Il y avait donc nécessité que le travail, afin d’augmenter sa puissance, se divisât ; et, par le fait de cette division, nécessité de dégradation et d’appauvrissement pour le travailleur.

Il y avait nécessité que cette division primordiale se reconstituât en instruments et combinaisons savantes ; et nécessité, par cette reconstruction, que le travailleur subalternisé perdît, avec le salaire légitime, jusqu’à l’exercice de l’industrie qui le nourrissait.

Il y avait nécessité que la concurrence vînt alors émanciper la liberté prête à périr ; et nécessité que cette délivrance aboutît à une vaste élimination des travailleurs.

Il y avait nécessité que le producteur, ennobli par son art, comme autrefois le guerrier l’était par les armes, portât haut sa bannière, afin que la vaillance de l’homme fût honorée dans le travail comme à la guerre ; et nécessité que du privilège naquît aussitôt le prolétariat.

Il y avait nécessité que la société prît alors sous sa protection le plébéien vaincu, mendiant et sans asile ; et nécessité que cette protection se convertît en une nouvelle série de supplices.

Nous rencontrerons sur notre route encore d’autres nécessités, qui toutes disparaîtront comme les premières sous des nécessités plus grandes, jusqu’à ce que vienne enfin l’équation générale, la nécessité suprême, le fait triomphateur, qui doit établir le règne du travail à jamais.
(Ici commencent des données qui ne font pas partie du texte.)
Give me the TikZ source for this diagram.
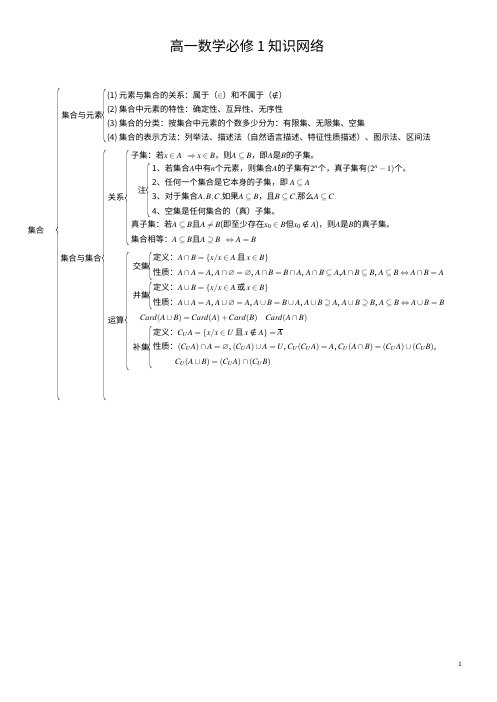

Mais cette solution ne peut sortir ni d’un coup de main, ni d’une vaine transaction. Il est aussi impossible d’associer le travail et le capital, que de produire sans travail et sans capital ; — aussi impossible de créer l’égalité par le pouvoir, que de supprimer le pouvoir et l’égalité, et de faire une société sans peuple et sans police.